PROBLEM TO WORK ON: Restate the data exactly as given and keep the pictures out.

◇ ◇ ◇ ◇ ◇

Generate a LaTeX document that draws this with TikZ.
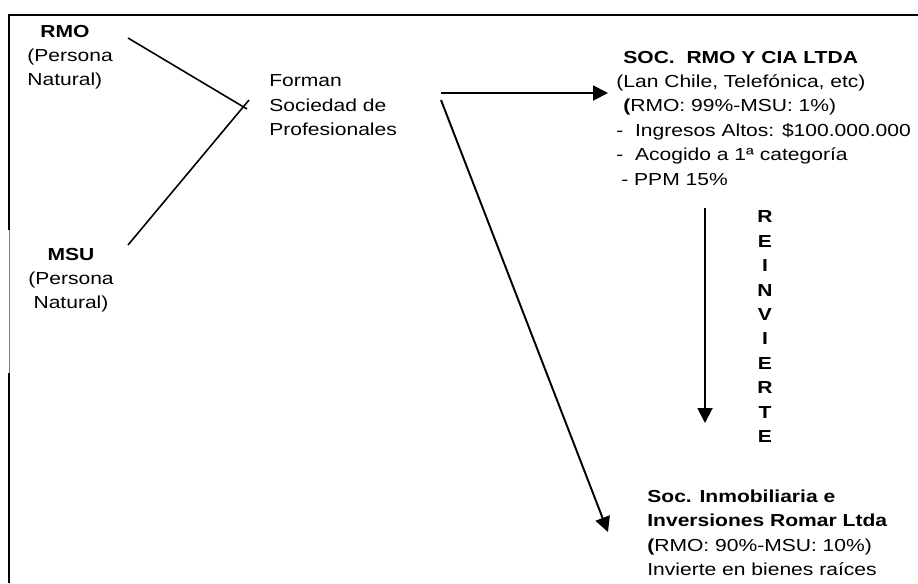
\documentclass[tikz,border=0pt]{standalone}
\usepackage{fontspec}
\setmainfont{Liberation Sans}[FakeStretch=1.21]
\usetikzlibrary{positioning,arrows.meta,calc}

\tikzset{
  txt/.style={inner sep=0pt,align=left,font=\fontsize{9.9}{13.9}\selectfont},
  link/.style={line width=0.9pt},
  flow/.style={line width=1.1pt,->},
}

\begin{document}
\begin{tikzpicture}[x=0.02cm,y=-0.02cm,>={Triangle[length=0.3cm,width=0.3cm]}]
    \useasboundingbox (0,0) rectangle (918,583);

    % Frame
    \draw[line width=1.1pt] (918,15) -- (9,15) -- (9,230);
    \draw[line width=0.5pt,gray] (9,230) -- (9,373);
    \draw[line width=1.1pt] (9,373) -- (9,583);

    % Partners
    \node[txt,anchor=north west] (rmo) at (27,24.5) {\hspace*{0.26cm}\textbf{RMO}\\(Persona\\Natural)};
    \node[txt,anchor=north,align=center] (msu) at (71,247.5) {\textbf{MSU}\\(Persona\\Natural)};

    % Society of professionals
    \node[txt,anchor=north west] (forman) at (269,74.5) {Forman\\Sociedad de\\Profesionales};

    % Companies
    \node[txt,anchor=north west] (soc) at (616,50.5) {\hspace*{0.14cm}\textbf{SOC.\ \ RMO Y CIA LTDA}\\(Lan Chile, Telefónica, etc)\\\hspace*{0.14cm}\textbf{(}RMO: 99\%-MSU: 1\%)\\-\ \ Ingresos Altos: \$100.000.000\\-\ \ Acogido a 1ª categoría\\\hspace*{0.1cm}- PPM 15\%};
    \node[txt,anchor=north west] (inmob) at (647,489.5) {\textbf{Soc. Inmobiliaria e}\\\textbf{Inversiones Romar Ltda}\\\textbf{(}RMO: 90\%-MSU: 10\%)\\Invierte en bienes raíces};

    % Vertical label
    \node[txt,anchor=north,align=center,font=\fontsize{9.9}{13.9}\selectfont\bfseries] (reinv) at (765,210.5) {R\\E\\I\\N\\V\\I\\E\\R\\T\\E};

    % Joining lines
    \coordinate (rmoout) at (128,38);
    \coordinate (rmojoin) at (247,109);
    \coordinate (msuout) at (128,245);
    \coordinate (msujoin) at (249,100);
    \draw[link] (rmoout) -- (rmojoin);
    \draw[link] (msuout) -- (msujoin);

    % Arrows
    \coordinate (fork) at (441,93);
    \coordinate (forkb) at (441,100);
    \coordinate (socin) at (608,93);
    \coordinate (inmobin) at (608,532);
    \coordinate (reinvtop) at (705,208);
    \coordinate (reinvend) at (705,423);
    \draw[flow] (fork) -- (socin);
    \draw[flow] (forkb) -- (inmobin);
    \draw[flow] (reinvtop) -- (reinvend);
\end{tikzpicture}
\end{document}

◇ ◇ ◇ ◇ ◇

ANSWER TO THIS TASK:
Generate a LaTeX document that draws this with TikZ.
\documentclass[tikz,border=0pt]{standalone}
\usepackage{fontspec}
\setmainfont{Liberation Sans}[FakeStretch=1.21]
\usetikzlibrary{positioning,arrows.meta,calc}

\tikzset{
  txt/.style={inner sep=0pt,align=left,font=\fontsize{9.9}{13.9}\selectfont},
  link/.style={line width=0.9pt},
  flow/.style={line width=1.1pt,->},
}

\begin{document}
\begin{tikzpicture}[x=0.02cm,y=-0.02cm,>={Triangle[length=0.3cm,width=0.3cm]}]
    \useasboundingbox (0,0) rectangle (918,583);

    % Frame
    \draw[line width=1.1pt] (918,15) -- (9,15) -- (9,230);
    \draw[line width=0.5pt,gray] (9,230) -- (9,373);
    \draw[line width=1.1pt] (9,373) -- (9,583);

    % Partners
    \node[txt,anchor=north west] (rmo) at (27,24.5) {\hspace*{0.26cm}\textbf{RMO}\\(Persona\\Natural)};
    \node[txt,anchor=north,align=center] (msu) at (71,247.5) {\textbf{MSU}\\(Persona\\Natural)};

    % Society of professionals
    \node[txt,anchor=north west] (forman) at (269,74.5) {Forman\\Sociedad de\\Profesionales};

    % Companies
    \node[txt,anchor=north west] (soc) at (616,50.5) {\hspace*{0.14cm}\textbf{SOC.\ \ RMO Y CIA LTDA}\\(Lan Chile, Telefónica, etc)\\\hspace*{0.14cm}\textbf{(}RMO: 99\%-MSU: 1\%)\\-\ \ Ingresos Altos: \$100.000.000\\-\ \ Acogido a 1ª categoría\\\hspace*{0.1cm}- PPM 15\%};
    \node[txt,anchor=north west] (inmob) at (647,489.5) {\textbf{Soc. Inmobiliaria e}\\\textbf{Inversiones Romar Ltda}\\\textbf{(}RMO: 90\%-MSU: 10\%)\\Invierte en bienes raíces};

    % Vertical label
    \node[txt,anchor=north,align=center,font=\fontsize{9.9}{13.9}\selectfont\bfseries] (reinv) at (765,210.5) {R\\E\\I\\N\\V\\I\\E\\R\\T\\E};

    % Joining lines
    \coordinate (rmoout) at (128,38);
    \coordinate (rmojoin) at (247,109);
    \coordinate (msuout) at (128,245);
    \coordinate (msujoin) at (249,100);
    \draw[link] (rmoout) -- (rmojoin);
    \draw[link] (msuout) -- (msujoin);

    % Arrows
    \coordinate (fork) at (441,93);
    \coordinate (forkb) at (441,100);
    \coordinate (socin) at (608,93);
    \coordinate (inmobin) at (608,532);
    \coordinate (reinvtop) at (705,208);
    \coordinate (reinvend) at (705,423);
    \draw[flow] (fork) -- (socin);
    \draw[flow] (forkb) -- (inmobin);
    \draw[flow] (reinvtop) -- (reinvend);
\end{tikzpicture}
\end{document}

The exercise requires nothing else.